** Job **
Write the material out again in full, word for word. Do not include the pictures.

------------------------------------------------

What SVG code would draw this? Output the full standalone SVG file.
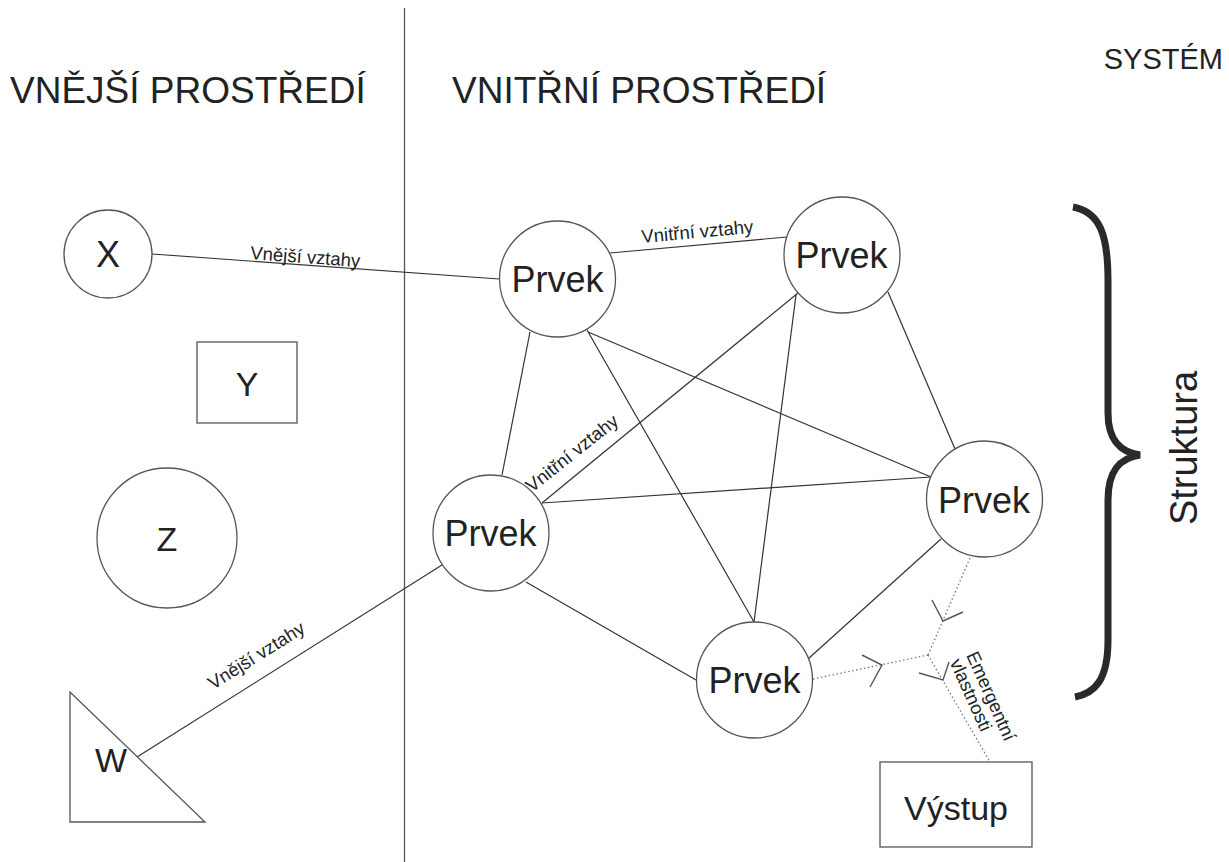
<svg xmlns="http://www.w3.org/2000/svg" width="1229" height="862" viewBox="0 0 1229 862">
<style>
text{font-family:"Liberation Sans",Arial,sans-serif;fill:#222}
.title{font-size:37px}
.node{fill:#fff;stroke:#555;stroke-width:1.3}
.lbl{font-size:36px;text-anchor:middle}
.sm{font-size:18.5px}
.edge{stroke:#333;stroke-width:1.2;fill:none}
.dot{stroke:#777;stroke-width:1.3;stroke-dasharray:1.5 2.5;fill:none}
.arr{stroke:#555;stroke-width:1.4;fill:none}
</style>
<rect width="1229" height="862" fill="#fff"/>
<line x1="404.5" y1="8" x2="404.5" y2="862" stroke="#555" stroke-width="1.3"/>
<text class="title" x="10" y="103">VNĚJŠÍ PROSTŘEDÍ</text>
<text class="title" x="452" y="103">VNITŘNÍ PROSTŘEDÍ</text>
<text x="1223" y="69" text-anchor="end" style="font-size:29px">SYSTÉM</text>
<g id="connectors">
<line class="edge" x1="152" y1="254" x2="499" y2="279"/>
<line class="edge" x1="610" y1="253" x2="787" y2="237"/>
<line class="edge" x1="530" y1="332" x2="502" y2="475"/>
<line class="edge" x1="587" y1="330" x2="754" y2="622"/>
<line class="edge" x1="588" y1="332" x2="931" y2="477"/>
<line class="edge" x1="798" y1="293" x2="542" y2="503"/>
<line class="edge" x1="796" y1="295" x2="754" y2="622"/>
<line class="edge" x1="888" y1="292" x2="955" y2="449"/>
<line class="edge" x1="542" y1="503" x2="931" y2="477"/>
<line class="edge" x1="526" y1="582" x2="696" y2="680"/>
<line class="edge" x1="442" y1="565" x2="137" y2="757"/>
<line class="edge" x1="808" y1="659" x2="941" y2="539"/>
<polyline class="dot" points="970,558 928,655"/>
<polyline class="dot" points="813,679 928,655"/>
<polyline class="dot" points="928,655 990,762"/>
<polyline class="arr" points="932,600 943,621 963,612"/>
<polyline class="arr" points="862,655 882,665 870,687"/>
<polyline class="arr" points="919,673 943,680 949,662"/>
<text class="sm" x="250" y="259" transform="rotate(4.2 250 259)">Vnější vztahy</text>
<text class="sm" x="642" y="243" transform="rotate(-5.2 642 243)">Vnitřní vztahy</text>
<text class="sm" x="532" y="493" transform="rotate(-38.5 532 493)">Vnitřní vztahy</text>
<text class="sm" x="213" y="690" transform="rotate(-32 213 690)">Vnější vztahy</text>
<text class="sm" transform="translate(966 655) rotate(66)"><tspan x="0" y="0">Emergentní</tspan><tspan x="0" y="18">vlastnosti</tspan></text>
</g>
<g id="X"><circle class="node" cx="108" cy="254" r="44"/><text class="lbl" x="108" y="267">X</text></g>
<g id="Y"><rect class="node" x="197" y="342" width="100" height="81"/><text class="lbl" x="247" y="396" style="font-size:34px">Y</text></g>
<g id="Z"><circle class="node" cx="167" cy="538" r="70"/><text class="lbl" x="167" y="551" style="font-size:34px">Z</text></g>
<g id="W"><polygon class="node" points="70,692 70,822 205,822"/><text class="lbl" x="111" y="772" style="font-size:34px">W</text></g>
<g id="P1"><circle class="node" cx="557.5" cy="279" r="58"/><text class="lbl" x="557.5" y="292">Prvek</text></g>
<g id="P2"><circle class="node" cx="842" cy="255" r="58"/><text class="lbl" x="841.5" y="268">Prvek</text></g>
<g id="P3"><circle class="node" cx="984.5" cy="499" r="58"/><text class="lbl" x="984" y="513">Prvek</text></g>
<g id="P4"><circle class="node" cx="491" cy="533" r="58"/><text class="lbl" x="490.5" y="546">Prvek</text></g>
<g id="P5"><circle class="node" cx="754.5" cy="680" r="58"/><text class="lbl" x="754.5" y="693">Prvek</text></g>
<g id="Vystup"><rect class="node" x="880" y="762" width="152" height="85"/><text class="lbl" x="956" y="820" style="font-size:34px">Výstup</text></g>
<g id="Struktura">
<path d="M1073,207 C1100,212 1108,235 1108,280 L1108,413 C1108,440 1120,452 1140,455 C1120,458 1108,470 1108,500 L1108,640 C1108,680 1095,693 1075,697" fill="none" stroke="#2a2a2a" stroke-width="7"/>
<text transform="translate(1197 448) rotate(-90)" text-anchor="middle" style="font-size:38px">Struktura</text>
</g>
</svg>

------------------------------------------------

** Written response **
What SVG code would draw this? Output the full standalone SVG file.
<svg xmlns="http://www.w3.org/2000/svg" width="1229" height="862" viewBox="0 0 1229 862">
<style>
text{font-family:"Liberation Sans",Arial,sans-serif;fill:#222}
.title{font-size:37px}
.node{fill:#fff;stroke:#555;stroke-width:1.3}
.lbl{font-size:36px;text-anchor:middle}
.sm{font-size:18.5px}
.edge{stroke:#333;stroke-width:1.2;fill:none}
.dot{stroke:#777;stroke-width:1.3;stroke-dasharray:1.5 2.5;fill:none}
.arr{stroke:#555;stroke-width:1.4;fill:none}
</style>
<rect width="1229" height="862" fill="#fff"/>
<line x1="404.5" y1="8" x2="404.5" y2="862" stroke="#555" stroke-width="1.3"/>
<text class="title" x="10" y="103">VNĚJŠÍ PROSTŘEDÍ</text>
<text class="title" x="452" y="103">VNITŘNÍ PROSTŘEDÍ</text>
<text x="1223" y="69" text-anchor="end" style="font-size:29px">SYSTÉM</text>
<g id="connectors">
<line class="edge" x1="152" y1="254" x2="499" y2="279"/>
<line class="edge" x1="610" y1="253" x2="787" y2="237"/>
<line class="edge" x1="530" y1="332" x2="502" y2="475"/>
<line class="edge" x1="587" y1="330" x2="754" y2="622"/>
<line class="edge" x1="588" y1="332" x2="931" y2="477"/>
<line class="edge" x1="798" y1="293" x2="542" y2="503"/>
<line class="edge" x1="796" y1="295" x2="754" y2="622"/>
<line class="edge" x1="888" y1="292" x2="955" y2="449"/>
<line class="edge" x1="542" y1="503" x2="931" y2="477"/>
<line class="edge" x1="526" y1="582" x2="696" y2="680"/>
<line class="edge" x1="442" y1="565" x2="137" y2="757"/>
<line class="edge" x1="808" y1="659" x2="941" y2="539"/>
<polyline class="dot" points="970,558 928,655"/>
<polyline class="dot" points="813,679 928,655"/>
<polyline class="dot" points="928,655 990,762"/>
<polyline class="arr" points="932,600 943,621 963,612"/>
<polyline class="arr" points="862,655 882,665 870,687"/>
<polyline class="arr" points="919,673 943,680 949,662"/>
<text class="sm" x="250" y="259" transform="rotate(4.2 250 259)">Vnější vztahy</text>
<text class="sm" x="642" y="243" transform="rotate(-5.2 642 243)">Vnitřní vztahy</text>
<text class="sm" x="532" y="493" transform="rotate(-38.5 532 493)">Vnitřní vztahy</text>
<text class="sm" x="213" y="690" transform="rotate(-32 213 690)">Vnější vztahy</text>
<text class="sm" transform="translate(966 655) rotate(66)"><tspan x="0" y="0">Emergentní</tspan><tspan x="0" y="18">vlastnosti</tspan></text>
</g>
<g id="X"><circle class="node" cx="108" cy="254" r="44"/><text class="lbl" x="108" y="267">X</text></g>
<g id="Y"><rect class="node" x="197" y="342" width="100" height="81"/><text class="lbl" x="247" y="396" style="font-size:34px">Y</text></g>
<g id="Z"><circle class="node" cx="167" cy="538" r="70"/><text class="lbl" x="167" y="551" style="font-size:34px">Z</text></g>
<g id="W"><polygon class="node" points="70,692 70,822 205,822"/><text class="lbl" x="111" y="772" style="font-size:34px">W</text></g>
<g id="P1"><circle class="node" cx="557.5" cy="279" r="58"/><text class="lbl" x="557.5" y="292">Prvek</text></g>
<g id="P2"><circle class="node" cx="842" cy="255" r="58"/><text class="lbl" x="841.5" y="268">Prvek</text></g>
<g id="P3"><circle class="node" cx="984.5" cy="499" r="58"/><text class="lbl" x="984" y="513">Prvek</text></g>
<g id="P4"><circle class="node" cx="491" cy="533" r="58"/><text class="lbl" x="490.5" y="546">Prvek</text></g>
<g id="P5"><circle class="node" cx="754.5" cy="680" r="58"/><text class="lbl" x="754.5" y="693">Prvek</text></g>
<g id="Vystup"><rect class="node" x="880" y="762" width="152" height="85"/><text class="lbl" x="956" y="820" style="font-size:34px">Výstup</text></g>
<g id="Struktura">
<path d="M1073,207 C1100,212 1108,235 1108,280 L1108,413 C1108,440 1120,452 1140,455 C1120,458 1108,470 1108,500 L1108,640 C1108,680 1095,693 1075,697" fill="none" stroke="#2a2a2a" stroke-width="7"/>
<text transform="translate(1197 448) rotate(-90)" text-anchor="middle" style="font-size:38px">Struktura</text>
</g>
</svg>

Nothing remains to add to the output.